For the first item on the agenda, the official representative of the Republic informed that, according to the DPR Representative Office to the JCCC, three civilians suffered injuries of varying degrees of severity, 18 houses and three infrastructure facilities were damaged by AFU fire between 26 May and 8 June.

Ukraine engaged the Republic 24 times, including with artillery and mortars:

— 120 mm mortars were used four times, 27 shells fired;
— 82mm mortars were used eight times, 47 shells fired.

Hot spots were suburbs of Gorlovka and the south of the Republic, as well as Staromikhaylovka, Donetsk (the village of Trudovskaya Mine, the village of Oktyabrskaya Mine, the Volvo Center) and Dokuchayevsk.

According to the OSCE SMM, monitors spotted weapons and equipment that the AFU deployed in violation of disengagement lines, in the security zone and outside the storage sites during the mentioned period.

Official representative of the Republic Alexey Nikonorov emphasized that Ukraine does not comply yet with the ceasefire. And this is happening while the issue of additional measures for strengthening and monitoring the existing ceasefire is totally stagnating.

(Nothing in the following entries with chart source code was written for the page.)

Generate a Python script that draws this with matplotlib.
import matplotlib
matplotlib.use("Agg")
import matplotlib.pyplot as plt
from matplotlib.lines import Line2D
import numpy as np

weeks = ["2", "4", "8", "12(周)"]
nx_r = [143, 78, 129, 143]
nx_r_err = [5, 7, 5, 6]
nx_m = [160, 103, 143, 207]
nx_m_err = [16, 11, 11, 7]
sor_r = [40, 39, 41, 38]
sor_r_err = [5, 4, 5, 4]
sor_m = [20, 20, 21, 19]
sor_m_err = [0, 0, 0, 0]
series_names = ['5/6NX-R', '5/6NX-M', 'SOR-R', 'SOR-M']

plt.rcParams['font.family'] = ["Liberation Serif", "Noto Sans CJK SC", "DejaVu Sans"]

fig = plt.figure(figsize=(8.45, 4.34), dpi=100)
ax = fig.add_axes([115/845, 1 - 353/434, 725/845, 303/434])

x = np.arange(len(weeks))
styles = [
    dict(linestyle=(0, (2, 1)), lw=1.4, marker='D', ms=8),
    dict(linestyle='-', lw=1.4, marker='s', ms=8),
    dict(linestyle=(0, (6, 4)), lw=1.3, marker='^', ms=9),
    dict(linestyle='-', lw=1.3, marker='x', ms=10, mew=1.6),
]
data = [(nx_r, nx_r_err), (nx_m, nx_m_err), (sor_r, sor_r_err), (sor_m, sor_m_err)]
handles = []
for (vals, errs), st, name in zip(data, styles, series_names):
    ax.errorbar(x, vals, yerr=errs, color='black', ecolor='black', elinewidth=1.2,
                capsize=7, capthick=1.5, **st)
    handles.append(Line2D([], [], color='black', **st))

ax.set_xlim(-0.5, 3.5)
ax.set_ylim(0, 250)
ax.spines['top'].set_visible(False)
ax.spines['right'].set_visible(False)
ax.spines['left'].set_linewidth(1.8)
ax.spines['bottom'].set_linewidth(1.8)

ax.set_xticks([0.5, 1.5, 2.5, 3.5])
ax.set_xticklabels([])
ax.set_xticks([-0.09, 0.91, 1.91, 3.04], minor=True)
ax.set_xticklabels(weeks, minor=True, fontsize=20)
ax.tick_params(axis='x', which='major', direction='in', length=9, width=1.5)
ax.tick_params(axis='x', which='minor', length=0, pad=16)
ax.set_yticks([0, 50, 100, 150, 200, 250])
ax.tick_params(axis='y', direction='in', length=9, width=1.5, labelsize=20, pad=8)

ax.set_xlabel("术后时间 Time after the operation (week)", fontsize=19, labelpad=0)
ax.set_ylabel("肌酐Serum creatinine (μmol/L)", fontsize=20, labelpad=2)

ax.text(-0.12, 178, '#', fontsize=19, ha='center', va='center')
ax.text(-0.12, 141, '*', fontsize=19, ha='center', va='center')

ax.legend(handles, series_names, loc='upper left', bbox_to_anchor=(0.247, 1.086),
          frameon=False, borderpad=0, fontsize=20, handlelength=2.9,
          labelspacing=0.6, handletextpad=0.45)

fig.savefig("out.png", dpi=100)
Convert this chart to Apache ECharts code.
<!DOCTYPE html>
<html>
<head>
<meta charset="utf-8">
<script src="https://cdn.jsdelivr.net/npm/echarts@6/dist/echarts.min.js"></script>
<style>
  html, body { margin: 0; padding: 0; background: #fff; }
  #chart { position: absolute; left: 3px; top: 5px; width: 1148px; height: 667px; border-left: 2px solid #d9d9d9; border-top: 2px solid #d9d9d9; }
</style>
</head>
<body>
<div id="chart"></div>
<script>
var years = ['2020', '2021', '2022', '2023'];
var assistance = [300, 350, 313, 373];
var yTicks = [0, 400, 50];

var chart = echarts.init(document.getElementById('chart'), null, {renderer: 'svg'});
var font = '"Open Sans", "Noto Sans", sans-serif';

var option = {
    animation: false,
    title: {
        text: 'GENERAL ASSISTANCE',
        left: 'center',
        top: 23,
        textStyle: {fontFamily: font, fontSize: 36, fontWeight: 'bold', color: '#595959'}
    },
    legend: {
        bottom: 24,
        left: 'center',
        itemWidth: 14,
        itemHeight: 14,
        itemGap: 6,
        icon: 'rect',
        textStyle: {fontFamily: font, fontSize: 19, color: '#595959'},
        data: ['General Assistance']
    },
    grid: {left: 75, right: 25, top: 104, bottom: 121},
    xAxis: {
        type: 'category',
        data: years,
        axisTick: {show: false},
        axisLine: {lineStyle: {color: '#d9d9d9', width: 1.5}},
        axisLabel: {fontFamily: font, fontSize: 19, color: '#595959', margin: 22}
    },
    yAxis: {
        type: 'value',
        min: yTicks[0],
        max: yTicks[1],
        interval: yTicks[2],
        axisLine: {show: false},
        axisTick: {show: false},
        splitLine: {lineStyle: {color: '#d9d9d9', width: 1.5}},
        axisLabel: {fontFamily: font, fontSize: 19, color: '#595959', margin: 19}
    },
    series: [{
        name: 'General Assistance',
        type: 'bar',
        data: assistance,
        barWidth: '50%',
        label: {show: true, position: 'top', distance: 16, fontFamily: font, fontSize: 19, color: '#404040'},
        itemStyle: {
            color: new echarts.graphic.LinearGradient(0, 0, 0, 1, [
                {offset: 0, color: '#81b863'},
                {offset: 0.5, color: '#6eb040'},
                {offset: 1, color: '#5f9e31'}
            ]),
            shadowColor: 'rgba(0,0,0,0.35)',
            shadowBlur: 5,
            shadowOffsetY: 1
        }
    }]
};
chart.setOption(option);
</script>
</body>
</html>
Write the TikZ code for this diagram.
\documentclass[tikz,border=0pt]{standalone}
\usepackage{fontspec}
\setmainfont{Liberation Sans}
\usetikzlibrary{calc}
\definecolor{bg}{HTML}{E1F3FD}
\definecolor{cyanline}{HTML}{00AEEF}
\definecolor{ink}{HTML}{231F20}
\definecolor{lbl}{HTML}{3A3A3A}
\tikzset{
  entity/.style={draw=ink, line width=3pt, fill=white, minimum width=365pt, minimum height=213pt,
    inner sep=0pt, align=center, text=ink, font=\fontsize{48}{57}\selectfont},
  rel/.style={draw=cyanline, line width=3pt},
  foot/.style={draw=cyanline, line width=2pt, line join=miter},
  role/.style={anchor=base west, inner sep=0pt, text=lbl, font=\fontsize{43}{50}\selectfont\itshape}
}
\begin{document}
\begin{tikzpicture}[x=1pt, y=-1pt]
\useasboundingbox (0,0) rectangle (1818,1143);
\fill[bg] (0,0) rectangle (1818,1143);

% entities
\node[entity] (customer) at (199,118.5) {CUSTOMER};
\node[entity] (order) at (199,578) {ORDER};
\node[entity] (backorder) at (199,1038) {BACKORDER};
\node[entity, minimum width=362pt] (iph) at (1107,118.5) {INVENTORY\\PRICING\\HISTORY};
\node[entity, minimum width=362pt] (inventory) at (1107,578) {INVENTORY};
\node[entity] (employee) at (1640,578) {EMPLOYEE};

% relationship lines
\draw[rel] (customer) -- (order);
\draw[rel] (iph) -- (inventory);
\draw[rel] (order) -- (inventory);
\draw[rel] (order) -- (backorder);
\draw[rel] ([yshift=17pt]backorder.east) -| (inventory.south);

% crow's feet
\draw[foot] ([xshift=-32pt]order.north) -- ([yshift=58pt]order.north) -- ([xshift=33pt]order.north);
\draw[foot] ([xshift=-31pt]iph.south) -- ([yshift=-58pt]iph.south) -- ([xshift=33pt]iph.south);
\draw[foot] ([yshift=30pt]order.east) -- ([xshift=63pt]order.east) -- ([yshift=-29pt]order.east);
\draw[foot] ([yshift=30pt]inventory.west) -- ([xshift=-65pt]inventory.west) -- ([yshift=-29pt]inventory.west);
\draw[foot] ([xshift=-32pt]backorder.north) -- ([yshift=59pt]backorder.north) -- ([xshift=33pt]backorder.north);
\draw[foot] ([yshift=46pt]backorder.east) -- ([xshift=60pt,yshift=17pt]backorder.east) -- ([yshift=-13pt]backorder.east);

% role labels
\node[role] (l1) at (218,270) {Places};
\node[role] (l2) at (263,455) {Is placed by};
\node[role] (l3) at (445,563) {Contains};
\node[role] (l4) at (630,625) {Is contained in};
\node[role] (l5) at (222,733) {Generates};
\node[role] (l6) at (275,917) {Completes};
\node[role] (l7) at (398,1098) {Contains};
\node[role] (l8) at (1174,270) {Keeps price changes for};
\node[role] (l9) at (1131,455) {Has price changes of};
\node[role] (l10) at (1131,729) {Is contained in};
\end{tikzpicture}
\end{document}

“It is too early to talk about de-escalation, since the armed forces of Ukraine keep shooting at civilians and civilian infrastructure facilities. The Ukrainian party refuses to approve the key provisions of additional measures for ceasefire stabilization by forcing other dates for ceasefire. We shall not accept such a stance. The current truce agreed on 21 July, 2019, has been defined as indefinite,” Nikonorov said.

The participants again did not agree on new areas for disengagement. Ukraine delays discussion on this issue by all means and delays the negotiation process by promising to send some new proposals and coordinates.

“At each previous meeting we discussed specific promising areas for disengagement that the parties suggested. To reach a consensus, we only need to decide on three compromise options that suit both us and the Ukrainian party. However, the representatives of Kiev claimed that they had prepared new proposals, which they did not consider it necessary to submit for the participants’ consideration before the video conference for some reason, so the discussion has been again rescheduled for the next meeting.

In addition, the issue of agreeing on a supplement to the Framework Decision, which would include all the issues that had been overlooked earlier, is of great concern. For the first time in a long period, the members of the working subgroup were able to start discussing the draft document item by item. The negotiation process has been jump-started, but there is a great deal of work to be done,” Alexey Nikonorov summed up.

In conclusion, the DPR representative noted that they had managed to discuss almost all items on the agenda today, with the exception of demining activities.